今回公開されたのは、3月23~29日と4月6~11日の映像。3月24日には、3号機タービン建屋地下にたまった高濃度汚染水で、関連会社の作業員3人が大量に被曝(ひばく)した。前日の現場確認時より汚染水が増え、作業環境が悪化することを予想しなかった結果だった。
This time, the videos cover from March 23 to 29, and April 6 to 11. On March 24, three workers from TEPCO's affiliate [subcontracting] companies were exposed to massive amount of radiation from the highly contaminated water in the basement of Reactor 3 turbine building. It happened because no one had thought that the amount of contaminated water might increase when they had done the survey of the work location, and that the work condition might worsen.
吉田昌郎所長(当時)は「高放射能のたまり水の可能性を失念し、次の日も(作業環境が)変わらないという思いこみがあった」「こんだけ(作業が)パラ(同時並行)で走っている。本店主体で進むと、現場のケアが十分じゃないという感じがしていた」と指摘。現場の状況を十分把握せず多数の作業を指示する東電本店に対し、不満を示した。
Masao Yoshida, then the plant manager, [is heard] saying "It didn't occurred to us that there might be highly contaminated water, and we took it for granted that (the work condition) would remain the same", and "So many jobs are being done in parallel (simultaneously). I have the feeling that if the headquarters people are the ones who tell us what to do, they may not know enough about what's going on at the plant", showing his dissatisfaction with the TEPCO headquarters that directed many jobs without fully understanding the situation at the plant.
So, Mr. Yoshida is saying TEPCO had surveyed the condition of the Reactor 3 turbine building basement, and didn't think it would be full of highly contaminated water the next day when the workers from affiliate companies entered. That doesn't still explain the testimony of one of the affiliate company workers that TEPCO workers also entered the basement the same day, and they withdrew after measuring 400 millisievert/hour radiation in the water.
TEPCO workers could have told the affiliate workers to get the hell out, but that clearly did not occur to them either.
On March 25, 2011, that water "puddle" in the Reactor 3 turbine building basement was:
1.5 meter deep; and
had 3.9 million becquerels per cubic centimeter.

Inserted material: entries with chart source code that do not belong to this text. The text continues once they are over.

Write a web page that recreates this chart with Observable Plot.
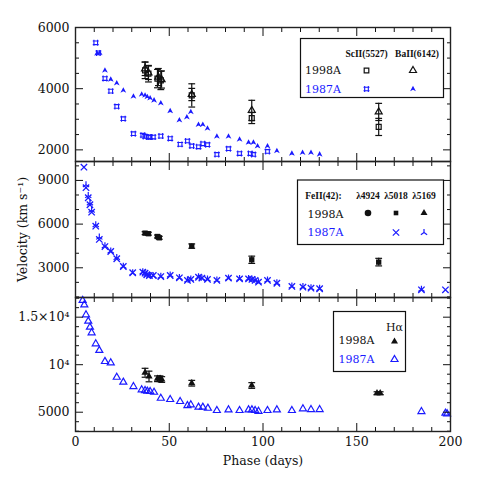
<!DOCTYPE html>
<html><head><meta charset="utf-8">
<script src="https://cdn.jsdelivr.net/npm/d3@7"></script>
<script src="https://cdn.jsdelivr.net/npm/@observablehq/plot@0.6"></script>
<style>
body{margin:0;background:#fff;}
#chart{width:491px;height:491px;background:#fff;}
#chart svg{display:block;overflow:visible;}
</style></head><body><div id="chart"></div>
<script>
// ================= DATA =================
const xMajor = [0, 50, 100, 150, 200];
const xMinor = [10,20,30,40,60,70,80,90,110,120,130,140,160,170,180,190];
const y1Major = [2000, 4000, 6000];
const y1Minor = [2500, 3000, 3500, 4500, 5000, 5500];
const y2Major = [3000, 6000, 9000];
const y2Minor = [1000, 2000, 4000, 5000, 7000, 8000, 10000];
const y3Major = [5000, 10000, 15000];
const y3Labels = ["5000", "10⁴", "1.5×10⁴"];
const y3Minor = [3000,4000,6000,7000,8000,9000,11000,12000,13000,14000,16000,17000];

// Panel 1: ScII(5527) and BaII(6142)  [day, velocity]
const sc87 = [[10.8,5500],[12.2,5170],[15.7,4330],[18.8,3920],[22,3420],[25.5,3020],[30.9,2530],
  [35.9,2480],[37.1,2440],[38.9,2420],[39.8,2420],[41.5,2420],[45.5,2450],[50.5,2370],[55.8,2180],
  [59.7,2290],[62,2130],[65.6,2100],[67.9,2200],[70.4,2170],[75.4,1850],[81.6,2040],[87.5,1880],
  [93.2,1880],[94.9,1850],[102.4,1950]];
const ba87 = [[11.5,5150],[12.9,5170],[15.7,4600],[18.8,4300],[22,4180],[25.5,3945],[30.9,3750],
  [35.3,3810],[37.1,3780],[38.3,3730],[39.8,3690],[41.9,3620],[45.5,3530],[50.5,3270],[55.4,2970],
  [59.4,3070],[61.5,3240],[65.6,2825],[67.9,2825],[70.4,2700],[75.4,2440],[81.6,2440],[87.5,2340],
  [92.3,2240],[94.9,2240],[97.1,2120],[102.4,2120],[107.4,1965],[115.4,1880],[121.1,1910],
  [125.6,1910],[130.2,1855]];
// [day, velocity, error]
const sc98 = [[37.1,4600,270],[38.9,4490,270],[43.7,4330,300],[45.5,4270,300],[62,3780,380],[94,3040,180],[161.7,2750,280]];
const ba98 = [[37.1,4650,220],[38.9,4520,220],[44.2,4380,280],[45.9,4300,280],[62,3810,200],[94,3290,330],[161.7,3240,280]];

// Panel 2: FeII(42)
const fe87_5018 = [[4.5,9910],[5.6,8500],[6.8,7810],[7.7,7330],[8.6,6820],[10.8,5860],[12.7,4950],
  [15.7,4460],[18.8,4120],[22,3620],[25.5,3090],[30.5,2660],[35.9,2700],[37.1,2630],[38,2520],
  [39.4,2470],[41.5,2470],[45.5,2400],[50.5,2470],[55.4,2310],[59.7,2130],[61.5,2200],[65.6,2350],
  [67.4,2290],[70.4,2200],[75.4,2130],[81.6,2290],[87.5,2240],[92.3,2240],[94.1,2200],[95.8,2130],
  [97.6,2010],[102.4,2130],[107.4,1940],[115.4,1720],[121.3,1670],[125.6,1600],[130.2,1560],
  [184.5,1490],[197.3,1490]];
const fe87_5169 = [[5.6,8700],[6.8,7950],[7.7,7450],[8.6,6950],[10.8,5950],[12.7,5100],[15.7,4500],
  [18.8,4150],[22,3700],[25.5,3100],[30.5,2650],[35.9,2720],[37.1,2650],[38,2550],[39.4,2500],
  [41.5,2450],[45.5,2420],[50.5,2500],[55.4,2330],[59.7,2150],[61.5,2220],[65.6,2380],[67.4,2300],
  [70.4,2230],[75.4,2150],[81.6,2300],[87.5,2260],[92.3,2260],[94.1,2220],[95.8,2150],[97.6,2030],
  [102.4,2150],[107.4,1960],[115.4,1740],[121.3,1700],[125.6,1620],[130.2,1580],[184.5,1520]];
const fe98 = [[37.1,5380,100],[38.9,5340,100],[43.7,5150,100],[44.7,5060,100],[62,4490,150],[94,3550,250],[161.7,3390,260]];

// Panel 3: H-alpha
const ha87 = [[3.8,16760],[4.7,16300],[5.6,15250],[6.8,14580],[7.7,13950],[8.6,13360],[10.8,12200],
  [12.7,11500],[15.7,10340],[18.8,10200],[22,8680],[25.5,8160],[30.9,7700],[35.3,7360],[37.1,7280],
  [38.3,7210],[39.8,7180],[41.9,7100],[45.5,6470],[50.5,6340],[55.8,6130],[59.7,5700],[61.5,5780],
  [65.6,5530],[67.9,5530],[70.6,5420],[75.4,5180],[81.6,5250],[87.5,5180],[92.3,5250],[94.1,5250],
  [95.8,5180],[97.6,5100],[102.4,5180],[107.4,5250],[115.4,5180],[121.3,5360],[125.6,5280],
  [130.2,5280],[184.5,5070],[197.3,4900],[198.2,4830]];
const ha98 = [[37.1,9150,470],[39.2,8760,560],[43.7,8520,300],[45.1,8520,300],[46,8440,300],[62,8050,300],[94,7810,300],[160.8,7000,150],[162.5,7000,150]];

// ================= STYLE =================
const BLUE = "#1a1aff";
const FONT = "DejaVu Serif";
const HFONT = "Liberation Serif";
const W = 491, ML = 75, MR = 41;

const symSqHash = {draw(c, size) {
  const r = Math.sqrt(size / Math.PI), s = r * 0.7, e = r * 1.15;
  c.moveTo(-e, -s); c.lineTo(e, -s);
  c.moveTo(-e, s); c.lineTo(e, s);
  c.moveTo(-s, -e); c.lineTo(-s, e);
  c.moveTo(s, -e); c.lineTo(s, e);
}};
const symArrow = {draw(c, size) {
  const r = Math.sqrt(size / Math.PI);
  c.moveTo(0, -r * 1.1); c.lineTo(r, r * 0.8); c.lineTo(0, r * 0.3); c.lineTo(-r, r * 0.8); c.closePath();
}};
const symLambda = {draw(c, size) {
  const r = Math.sqrt(size / Math.PI) * 1.2;
  c.moveTo(0, 0); c.lineTo(0, -r);
  c.moveTo(0, 0); c.lineTo(-r * 0.87, r * 0.6);
  c.moveTo(0, 0); c.lineTo(r * 0.87, r * 0.6);
}};
const symCap = {draw(c, size) {
  const r = Math.sqrt(size / Math.PI);
  c.moveTo(-r, 0); c.lineTo(r, 0);
}};

const X = d => d[0], Y = d => d[1];

function axesFor(yMaj, yMin, yFmt, bottomLabels) {
  const none = {fill: "none", label: null};
  return [
    Plot.axisY(yMaj, {anchor: "left", tickSize: 8, insetLeft: 8, tickPadding: 6, tickFormat: yFmt, label: null, fontSize: 12.5}),
    Plot.axisY(yMin, {anchor: "left", tickSize: 4, insetLeft: 4, ...none}),
    Plot.axisY(yMaj, {anchor: "right", tickSize: 8, insetRight: 8, ...none}),
    Plot.axisY(yMin, {anchor: "right", tickSize: 4, insetRight: 4, ...none}),
    Plot.axisX(xMajor, {anchor: "top", tickSize: 8, insetTop: 8, ...none}),
    Plot.axisX(xMinor, {anchor: "top", tickSize: 4, insetTop: 4, ...none}),
    bottomLabels
      ? Plot.axisX(xMajor, {anchor: "bottom", tickSize: 8, insetBottom: 8, tickPadding: 6, tickFormat: d => String(d), label: null, fontSize: 12.5})
      : Plot.axisX(xMajor, {anchor: "bottom", tickSize: 8, insetBottom: 8, ...none}),
    Plot.axisX(xMinor, {anchor: "bottom", tickSize: 4, insetBottom: 4, ...none}),
    Plot.frame({stroke: "#222", strokeWidth: 1.4})
  ];
}

function errBars(data, color) {
  return [
    Plot.ruleX(data, {x: X, y1: d => d[1] - d[2], y2: d => d[1] + d[2], stroke: color, strokeWidth: 1.2}),
    Plot.dot(data, {x: X, y: d => d[1] - d[2], symbol: symCap, r: 3.4, stroke: color, strokeWidth: 1.2}),
    Plot.dot(data, {x: X, y: d => d[1] + d[2], symbol: symCap, r: 3.4, stroke: color, strokeWidth: 1.2})
  ];
}

function ltext(t, dx, dy, opts = {}) {
  return Plot.text([t], {text: d => d, frameAnchor: "top-left", dx, dy, textAnchor: "middle", lineAnchor: "middle",
    fontFamily: FONT, fontSize: 11, ...opts});
}
function ldot(symbol, dx, dy, opts) {
  return Plot.dot([0], {frameAnchor: "top-left", dx, dy, symbol, ...opts});
}
const HEAD = {fontFamily: HFONT, fontSize: 9.5, fontWeight: "bold"};

const common = {
  width: W, marginLeft: ML, marginRight: MR,
  x: {domain: [0, 200]},
  style: {fontFamily: FONT, fontSize: "12.5px", background: "transparent", color: "#111"}
};

// ---------- Panel 1 ----------
const p1 = Plot.plot({
  ...common, height: 161, marginTop: 27, marginBottom: 0,
  y: {domain: [1620, 6000]},
  marks: [
    ...errBars(sc98, "#111"),
    ...errBars(ba98, "#111"),
    Plot.dot(sc87, {x: X, y: Y, symbol: symSqHash, r: 2.6, stroke: BLUE, strokeWidth: 1.1}),
    Plot.dot(ba87, {x: X, y: Y, symbol: symArrow, r: 2.9, fill: BLUE}),
    Plot.dot(sc98, {x: X, y: Y, symbol: "square", r: 2.8, fill: "none", stroke: "#111", strokeWidth: 1.2}),
    Plot.dot(ba98, {x: X, y: Y, symbol: "triangle", r: 2.6, fill: "none", stroke: "#111", strokeWidth: 1.2}),
    ...axesFor(y1Major, y1Minor, d => String(d), false),
    Plot.frame({insetLeft: 225, insetRight: 7, insetTop: 11, insetBottom: 64, stroke: "#111", strokeWidth: 1.2}),
    ltext("ScII(5527)", 291, 26.5, HEAD),
    ltext("BaII(6142)", 341.5, 26.5, HEAD),
    ltext("1998A", 247.5, 43, {fill: "#111"}),
    ltext("1987A", 247.5, 61.5, {fill: BLUE}),
    ldot("square", 291, 43, {r: 2.6, fill: "none", stroke: "#111", strokeWidth: 1.2}),
    ldot("triangle", 337.5, 43, {r: 2.6, fill: "none", stroke: "#111", strokeWidth: 1.2}),
    ldot(symSqHash, 291, 61.5, {r: 2.6, stroke: BLUE, strokeWidth: 1.1}),
    ldot(symArrow, 337.5, 61.5, {r: 2.9, fill: BLUE})
  ]
});

// ---------- Panel 2 ----------
const p2 = Plot.plot({
  ...common, height: 136, marginTop: 0, marginBottom: 0,
  y: {domain: [960, 10300]},
  marks: [
    ...errBars(fe98, "#111"),
    Plot.dot(fe87_5018, {x: X, y: Y, symbol: "times", r: 3, stroke: BLUE, strokeWidth: 1.3}),
    Plot.dot(fe87_5169, {x: X, y: Y, symbol: symLambda, r: 3, stroke: BLUE, strokeWidth: 1.2}),
    Plot.dot(fe98, {x: X, y: Y, symbol: "square", r: 3, fill: "#111"}),
    ...axesFor(y2Major, y2Minor, d => String(d), false),
    Plot.text(["Velocity (km s⁻¹)"], {text: d => d, frameAnchor: "left", dx: -53, rotate: -90,
      textAnchor: "middle", lineAnchor: "middle", fontFamily: FONT, fontSize: 12.5}),
    Plot.frame({insetLeft: 222, insetRight: 7, insetTop: 18.5, insetBottom: 53, stroke: "#111", strokeWidth: 1.2}),
    ltext("FeII(42):", 248, 34, HEAD),
    ltext("λ4924", 292.5, 34, HEAD),
    ltext("λ5018", 320.5, 34, HEAD),
    ltext("λ5169", 348.5, 34, HEAD),
    ltext("1998A", 250, 52.5, {fill: "#111"}),
    ltext("1987A", 250, 71, {fill: BLUE}),
    ldot("circle", 292.5, 51.5, {r: 3.3, fill: "#111"}),
    ldot("square", 320.5, 51.5, {r: 2.6, fill: "#111"}),
    ldot("triangle", 348.5, 51.5, {r: 2.6, fill: "#111"}),
    ldot("times", 320.5, 71, {r: 3, stroke: BLUE, strokeWidth: 1.2}),
    ldot(symLambda, 348.5, 71, {r: 3, stroke: BLUE, strokeWidth: 1.2})
  ]
});

// ---------- Panel 3 ----------
const p3 = Plot.plot({
  ...common, height: 194, marginTop: 0, marginBottom: 60,
  y: {domain: [2970, 17070]},
  marks: [
    ...errBars(ha98, "#111"),
    Plot.dot(ha87, {x: X, y: Y, symbol: "triangle", r: 2.6, fill: "none", stroke: BLUE, strokeWidth: 1.2}),
    Plot.dot(ha98, {x: X, y: Y, symbol: "triangle", r: 2.7, fill: "#111"}),
    ...axesFor(y3Major, y3Minor, d => y3Labels[y3Major.indexOf(d)], true),
    Plot.text(["Phase (days)"], {text: d => d, frameAnchor: "bottom", dy: 29, lineAnchor: "middle",
      fontFamily: FONT, fontSize: 12.5}),
    Plot.frame({insetLeft: 258, insetRight: 45, insetTop: 14, insetBottom: 60, stroke: "#111", strokeWidth: 1.2}),
    ltext("Hα", 319, 29.5, {fontSize: 11}),
    ltext("1998A", 281, 43, {fill: "#111"}),
    ltext("1987A", 281, 62, {fill: BLUE}),
    ldot("triangle", 319, 44, {r: 2.6, fill: "#111"}),
    ldot("triangle", 319, 62, {r: 2.6, fill: "none", stroke: BLUE, strokeWidth: 1.2})
  ]
});

const el = document.getElementById("chart");
el.append(p1, p2, p3);
</script></body></html>
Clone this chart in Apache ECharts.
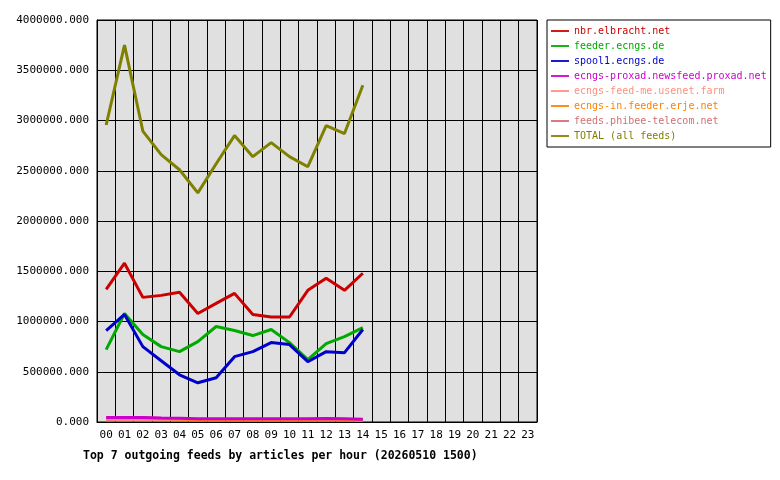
<!DOCTYPE html><html><head><meta charset="utf-8"><script src="https://cdn.jsdelivr.net/npm/echarts@6/dist/echarts.min.js"></script></head><body style="margin:0"><div id="c" style="width:780px;height:480px"></div><script>
const hours=['00','01','02','03','04','05','06','07','08','09','10','11','12','13','14','15','16','17','18','19','20','21','22','23'];
const names=['nbr.elbracht.net','feeder.ecngs.de','spool1.ecngs.de','ecngs-proxad.newsfeed.proxad.net','ecngs-feed-me.usenet.farm','ecngs-in.feeder.erje.net','feeds.phibee-telecom.net','TOTAL (all feeds)'];
const colors=['#cc0000','#00aa00','#0000cc','#cc00cc','#ff9080','#ff8000','#d07070','#808000'];
const nbr=[1320000,1580000,1240000,1260000,1290000,1080000,1180000,1280000,1070000,1045000,1045000,1310000,1430000,1310000,1480000];
const feeder=[720000,1080000,870000,750000,700000,800000,950000,910000,860000,920000,790000,620000,780000,850000,940000];
const spool1=[910000,1070000,750000,610000,470000,390000,440000,650000,700000,790000,770000,600000,700000,690000,920000];
const proxad=[45000,45000,45000,40000,38000,32000,32000,32000,32000,32000,32000,32000,35000,32000,28000];
const feedme=[30000,28000,30000,28000,26000,24000,24000,24000,24000,24000,24000,24000,24000,24000,22000];
const erje=[40000,40000,42000,35000,30000,25000,25000,25000,25000,25000,25000,25000,30000,25000,20000];
const phibee=[20000,20000,20000,20000,20000,18000,18000,18000,18000,18000,18000,18000,18000,18000,16000];
const total=[2955000,3750000,2895000,2660000,2510000,2280000,2570000,2850000,2640000,2780000,2640000,2540000,2950000,2870000,3350000];
const data=[nbr,feeder,spool1,proxad,feedme,erje,phibee,total];
const z=[5,5,5,4,2,3,1,5];
const F='DejaVu Sans Mono';
const ch=echarts.init(document.getElementById('c'));
ch.setOption({animation:false,backgroundColor:'#fff',textStyle:{fontFamily:F},
title:{text:'Top 7 outgoing feeds by articles per hour (20260510 1500)',left:78,top:445,textStyle:{fontFamily:F,fontSize:11.5,fontWeight:'bold',color:'#000'}},
legend:{orient:'vertical',left:547,top:20,itemGap:5,itemWidth:18,itemHeight:8,padding:[6,4,6,4],borderColor:'#000',borderWidth:1,
 textStyle:{fontFamily:F,fontSize:10,color:'inherit'},data:names.map(n=>({name:n,icon:'path://M0,4L10,4L10,5L0,5Z'}))},
grid:{left:97,right:243,top:20,bottom:58,show:true,backgroundColor:'#e0e0e0',borderColor:'#000',borderWidth:1},
xAxis:{type:'category',data:hours,boundaryGap:true,axisLine:{lineStyle:{color:'#000'}},axisTick:{show:false},
 axisLabel:{fontFamily:F,fontSize:11,color:'#000',interval:0},splitLine:{show:true,interval:0,lineStyle:{color:'#000'}}},
yAxis:{type:'value',min:0,max:4000000,interval:500000,axisLine:{show:true,lineStyle:{color:'#000'}},
 axisLabel:{fontFamily:F,fontSize:11,color:'#000',formatter:v=>v.toFixed(3)},splitLine:{lineStyle:{color:'#000'}}},
series:names.map((n,i)=>({name:n,type:'line',z:z[i],data:data[i],color:colors[i],symbol:'none',lineStyle:{width:3,color:colors[i]}}))});
</script></body></html>
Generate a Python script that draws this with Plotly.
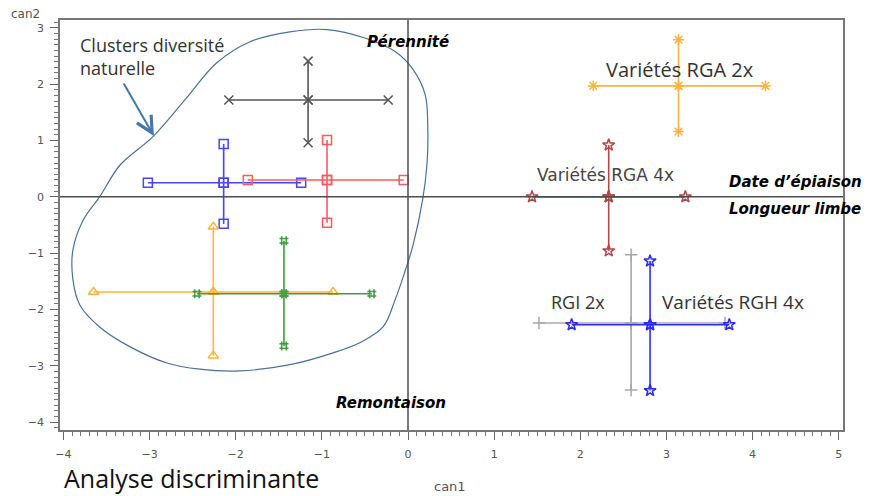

From March 20 to March 23, 2011, black smoke was rising from the wreckage of Reactor 3 building. During the same period, elevated levels of radiation were measured in wide areas in Tohoku and Kanto. Some "event" may have been happening in Reactor 3; one researcher, Fumiya Tanabe, speculates that's when the melted core in Reactor 3 Pressure Vessel melted through the RPV down to the Containment Vessel, as the amount of water being injected dropped to 24 tonnes per day (probably due to high pressure inside the RPV) from the previous 300 tonnes per day.
For more on the affiliate worker's allegation and the incident on March 24, 2011, see my November 1, 2012 post.
5 comments:
I would have to agree with Yoshida's inferred general assessment that is has to be the plant manager and his immediate staff directing and coordinating any and all work efforts, not someone at corporate headquarters. He (or she) has the technical knowledge and knows the on-site conditions best. Headquarter's role should be to supply whatever the plant manager needs locally and deal with regional and political issues only.
That would obviously not guarantee that no mistakes or oversights will happen, but it would be the best practice approach to avoid them as far as possible.
*mscharisma*
Aliens will come down and see these videos after we're all gone and cry at the stupidity preserved within them.
laprimavera, did they publish the videos for the days between March 21 and March 23? A far as I know, we still don't know exactly what happened at the plant during those days, and whatever happened was the source of the contamination in south Ibaraki, NW Chiba and Tokyo, etc. I remember Tepco announced they were going to vent, a few hours later they said that a vent was not going to be necessary, but the radiation levels went up anyway.
I'll check...
10:20AM, they will title the videos " Land of The Rising Cluelessness," volumes 1-4.